Não é de hoje que condutas e declarações preconceituosas por parte de participantes do BBB21 se tornam assunto nas redes sociais. São participantes questionando a orientação sexual , incomodados com a “cachorrada” e a roupa dos outros, se considerando mais educados por ser do sul do país e, mais recentemente, achando ok comparar uma peruca de homem das cavernas ao cabelo de uma pessoa negra . A festa de ontem, porém foi a primeira vez em que a atração da festa respondeu à altura.
Ao iniciar a apresentação de seu hit “Favela chegou”, Ludmilla mandou um recado direto: “respeita o nosso funk, respeita nossa cor, respeita o nosso cabelo”. João e Camilla se abraçaram, eufóricos. Horas antes, na despensa, o professor chorou ao revelar à amiga que Rodolffo, o agrotóxico , havia comparado a peruca de homem das cavernas ao seu cabelo black power.
O desabafo de João toca num ponto muito sensível para pessoas negras: nós não estamos preparados para responder ao racismo o tempo todo. Não é só se habituar a fechar os ouvidos e chorar escondido para lidar com pessoas que acham engraçado usar nossos cabelos em fantasias - como a Nega Maluca -, ter que ouvir “O teu cabelo não nega” no carnaval ou ver socialites fazendo festas com negros vestidos de escravos e desfiles com modelos usando peruca de palha de aço. É nunca saber quando, nem de onde, vem o golpe.
"Respeita o nosso funk, respeita a nossa cor, respeita o nosso cabelo" #BBB21 https://t.co/t6RF8E85pQ
— TV Globo em 🏠 (@TVGlobo) April 4, 2021
João foi chorar escondido com alguém que era capaz de lhe entender. Porque João já aprendeu faz tempo o que toda pessoa preta sabe: se você reagir com emoção ao racismo automaticamente o errado será você.

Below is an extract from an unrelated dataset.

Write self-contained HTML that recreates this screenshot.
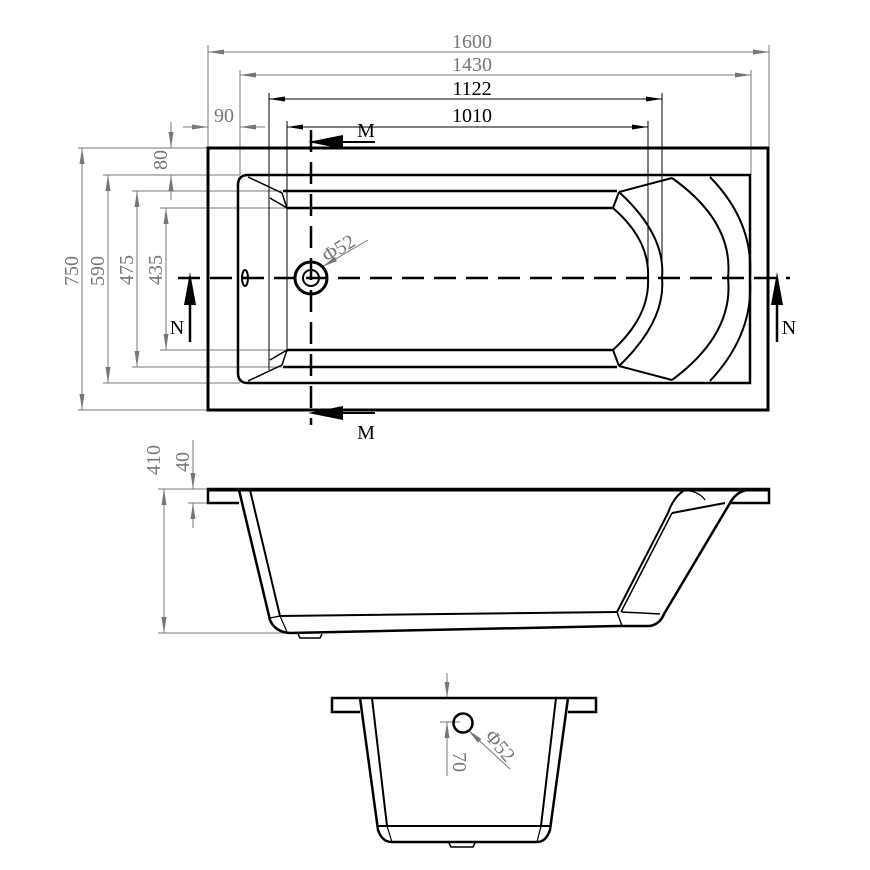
<!DOCTYPE html>
<html><head><style>html,body{margin:0;padding:0;background:#fff}svg{display:block}</style></head>
<body>
<svg width="870" height="870" viewBox="0 0 870 870" xmlns="http://www.w3.org/2000/svg" font-family="Liberation Serif, serif">
<defs>
<marker id="ag" markerWidth="16" markerHeight="8" refX="16" refY="4" orient="auto-start-reverse" markerUnits="userSpaceOnUse"><path d="M0,1.5 L16,4 L0,6.5 Z" fill="#777"/></marker>
<marker id="ab" markerWidth="16" markerHeight="8" refX="16" refY="4" orient="auto-start-reverse" markerUnits="userSpaceOnUse"><path d="M0,1.5 L16,4 L0,6.5 Z" fill="#000"/></marker>
</defs>
<rect width="870" height="870" fill="#fff"/>

<g stroke="#777" stroke-width="1" fill="none">
<line x1="208" y1="45" x2="208" y2="148"/><line x1="769" y1="45" x2="769" y2="148"/>
<line x1="208" y1="52" x2="769" y2="52" marker-start="url(#ag)" marker-end="url(#ag)"/>
<line x1="240" y1="70" x2="240" y2="175"/><line x1="751" y1="70" x2="751" y2="175"/>
<line x1="240" y1="75" x2="751" y2="75" marker-start="url(#ag)" marker-end="url(#ag)"/>
<line x1="183" y1="127" x2="208" y2="127" marker-end="url(#ag)"/>
<line x1="265" y1="127" x2="240" y2="127" marker-end="url(#ag)"/>
<line x1="78" y1="148" x2="208" y2="148"/><line x1="78" y1="410" x2="208" y2="410"/>
<line x1="82" y1="148" x2="82" y2="410" marker-start="url(#ag)" marker-end="url(#ag)"/>
<line x1="103" y1="175" x2="240" y2="175"/><line x1="103" y1="383" x2="240" y2="383"/>
<line x1="108" y1="175" x2="108" y2="383" marker-start="url(#ag)" marker-end="url(#ag)"/>
<line x1="132" y1="191" x2="282" y2="191"/><line x1="132" y1="367" x2="282" y2="367"/>
<line x1="137" y1="191" x2="137" y2="367" marker-start="url(#ag)" marker-end="url(#ag)"/>
<line x1="160" y1="208" x2="287" y2="208"/><line x1="160" y1="350" x2="287" y2="350"/>
<line x1="166" y1="208" x2="166" y2="350" marker-start="url(#ag)" marker-end="url(#ag)"/>
<line x1="171" y1="122" x2="171" y2="148" marker-end="url(#ag)"/>
<line x1="171" y1="200" x2="171" y2="175" marker-end="url(#ag)"/>
<line x1="368" y1="240" x2="322" y2="267" marker-end="url(#ag)"/>
</g>
<g stroke="#000" stroke-width="1" fill="none">
<line x1="269" y1="93" x2="269" y2="370"/><line x1="662" y1="93" x2="662" y2="290"/>
<line x1="269" y1="99" x2="662" y2="99" marker-start="url(#ab)" marker-end="url(#ab)"/>
<line x1="287" y1="121" x2="287" y2="352"/><line x1="648" y1="121" x2="648" y2="290"/>
<line x1="287" y1="127" x2="648" y2="127" marker-start="url(#ab)" marker-end="url(#ab)"/>
</g>
<g fill="#777" font-size="20" text-anchor="middle">
<text x="472" y="48">1600</text><text x="472" y="71">1430</text>
<text x="224" y="122">90</text>
<text transform="translate(78,271) rotate(-90)">750</text>
<text transform="translate(104,271) rotate(-90)">590</text>
<text transform="translate(133,270) rotate(-90)">475</text>
<text transform="translate(162,270) rotate(-90)">435</text>
<text transform="translate(167,160) rotate(-90)">80</text>
<text transform="translate(342,254) rotate(-32)">Φ52</text>
</g>
<g fill="#000" font-size="20" text-anchor="middle">
<text x="472" y="95">1122</text><text x="472" y="122">1010</text>
<text x="366" y="137">M</text><text x="366" y="439">M</text>
<text x="177" y="334">N</text><text x="789" y="334">N</text>
</g>

<g stroke="#000" fill="none">
<rect x="208" y="148" width="560" height="262" stroke-width="3"/>
<path d="M750,175 L248,175 Q238,175 238,185 L238,373 Q238,383 248,383 L750,383 Z" stroke-width="2.5"/>
<path d="M283,191 L617,191 M287,208 L613,208 M283,367 L617,367 M287,350 L613,350" stroke-width="2.5"/>
<path d="M248,177 L282,193 L287,208 M248,381 L282,365 L287,350 M270,198 L287,208 M270,360 L287,350" stroke-width="1.5"/>
<path d="M613,208 Q650,240 648,278 Q650,316 613,350" stroke-width="2"/>
<path d="M619,192 Q666,235 662,278 Q666,321 619,366" stroke-width="2"/>
<path d="M619,192 L672,178 M619,366 L672,380 M613,208 L619,192 M613,350 L619,366" stroke-width="2"/>
<path d="M672,178 Q734,222 728,278 Q734,334 672,380" stroke-width="2"/>
<path d="M710,177 Q754,222 750,278 Q754,334 710,381" stroke-width="2"/>
<ellipse cx="245" cy="278" rx="3" ry="8" stroke-width="2"/>
<circle cx="311" cy="278" r="16" stroke-width="3"/>
<circle cx="311" cy="278" r="8" stroke-width="2"/>
<line x1="178" y1="278" x2="790" y2="278" stroke-width="2.5" stroke-dasharray="22,10"/>
<line x1="311" y1="130" x2="311" y2="425" stroke-width="2.5" stroke-dasharray="22,10"/>
<line x1="335" y1="142" x2="375" y2="142" stroke-width="2"/>
<line x1="335" y1="413" x2="375" y2="413" stroke-width="2"/>
<line x1="190" y1="300" x2="190" y2="342" stroke-width="2.5"/>
<line x1="777" y1="300" x2="777" y2="342" stroke-width="2.5"/>
</g>
<g fill="#000">
<polygon points="308,142 343,135 343,149"/>
<polygon points="308,413 343,406 343,420"/>
<polygon points="190,272 184,305 196,305"/>
<polygon points="777,272 771,305 783,305"/>
</g>

<g stroke="#777" stroke-width="1" fill="none">
<line x1="158" y1="489" x2="208" y2="489"/>
<line x1="158" y1="633" x2="290" y2="633"/>
<line x1="188" y1="503" x2="208" y2="503"/>
<line x1="164" y1="489" x2="164" y2="633" marker-start="url(#ag)" marker-end="url(#ag)"/>
<line x1="193" y1="440" x2="193" y2="489" marker-end="url(#ag)"/>
<line x1="193" y1="528" x2="193" y2="503" marker-end="url(#ag)"/>
</g>
<g fill="#777" font-size="20" text-anchor="middle">
<text transform="translate(160,460) rotate(-90)">410</text>
<text transform="translate(189,462) rotate(-90)">40</text>
</g>
<g stroke="#000" fill="none">
<path d="M239,503 L208,503 L208,489 L769,489 L769,503 L730,503" stroke-width="2.5"/>
<line x1="208" y1="490" x2="769" y2="490" stroke-width="3"/>
<path d="M239,490 L270,620 Q275,632 290,633 L617,626 L650,626 Q660,624 664,614 L730,503 Q736,492 747,490" stroke-width="2.5"/>
<path d="M250,490 L280,616 L617,612" stroke-width="2"/>
<path d="M270,618 L280,616 M280,616 L287,632" stroke-width="1.2"/>
<path d="M617,612 L668,513 Q674,496 685,490" stroke-width="2"/>
<path d="M621,612 L672,513 M617,612 L622,626 L617,626 M622,612 L660,614" stroke-width="1.5"/>
<path d="M672,513 L725,503" stroke-width="2"/>
<path d="M685,490 Q700,492 705,500 M700,490 L745,490" stroke-width="1.2"/>
<path d="M298,634 L300,638 L320,638 L322,634" stroke-width="1.5"/>
</g>

<g stroke="#777" stroke-width="1" fill="none">
<line x1="447" y1="673" x2="447" y2="698" marker-end="url(#ag)"/>
<line x1="447" y1="745" x2="447" y2="722" marker-end="url(#ag)"/>
<line x1="447" y1="722" x2="447" y2="776"/>
<line x1="440" y1="722" x2="460" y2="722"/>
<line x1="510" y1="769" x2="468" y2="730" marker-end="url(#ag)"/>
</g>
<g fill="#777" font-size="20" text-anchor="middle">
<text transform="translate(453,762) rotate(90)">70</text>
<text transform="translate(495,750) rotate(50)">Φ52</text>
</g>
<g stroke="#000" fill="none">
<path d="M360,712 L332,712 L332,698 L596,698 L596,712 L568,712" stroke-width="2.5"/>
<path d="M360,698 L378,830 Q382,842 392,842 L537,842 Q546,842 550,830 L568,698" stroke-width="2.5"/>
<path d="M372,698 L387,826 M556,698 L541,826" stroke-width="2"/>
<path d="M378,826 L550,826" stroke-width="2"/>
<path d="M387,826 L392,842 M541,826 L537,842" stroke-width="1.2"/>
<path d="M449,843 L451,847 L473,847 L475,843" stroke-width="1.5"/>
<circle cx="463" cy="723" r="9.5" stroke-width="2.5"/>
</g>
</svg>
</body></html>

A mesma coisa sabem Ludmilla e sua esposa Brunna, que pela primeira vez se apresentou sem as laces, que são sua marca registrada, mostrando seu cabelo natural.
Ludmilla, é bom lembrar, recentemente perdeu o processo por injúria contra Val Marchiori, que não teve o menor pudor de dizer ao vivo que o cabelo da cantora parecida “um bombril”. No entendimento do juiz, a declaração da socialite seria “liberdade de expressão” e não uma declaração racista.
A fala de Ludmilla ontem responde ainda às declarações do produtor musical, Rick Bonadio, que criticou a presença do funk na premiação do Grammy. O mesmo funk que já havia sido criticado por Luana Piovani, ao ser escolhido como trilha para o desfile da Fenty, marca de Rihanna - que caso alguém não saiba, é preta.
Mais do que um tapa - merecido - na cara daqueles que manifestam preconceitos diversos, a apresentação de Ludmilla foi um afago. Do meu sofá, assistindo ao vivo, eu gritei: “respeita, c*ralho!”, com o punho em riste, me sentindo belíssima com minha pele marrom e meu cabelo super volumoso. O recado final, ficou por conta do beijo que Lud e sua esposa Brunna trocaram no palco: não era sobre eles, era sobre nós. Os pretos, as minas, as pessoas LGBT.
João e Camilla sentiram isso, se abraçaram e dançaram como se não houvesse amanhã. Não sei se o agrotóxico captou a mensagem - ou como diria Lumena Aleluia , se pegou a visão. O que eu sei é que eu e diversas pessoas negras e/ou LGBT fomos dormir mais felizes. Nem tudo é sobre racistas e homofóbicos.
Como diria Emicida, “tudo tudo tudo tudo que nois tem é nois”. Isso não serve só para a dor. Como mostrou ontem Ludmilla, há uma alegria guerreira que se expressa nesse orgulho da nossa música, da nossa cor, nos nossos cabelos e por mais tentem, jamais conseguirão nos tirar. Obrigada, Lud.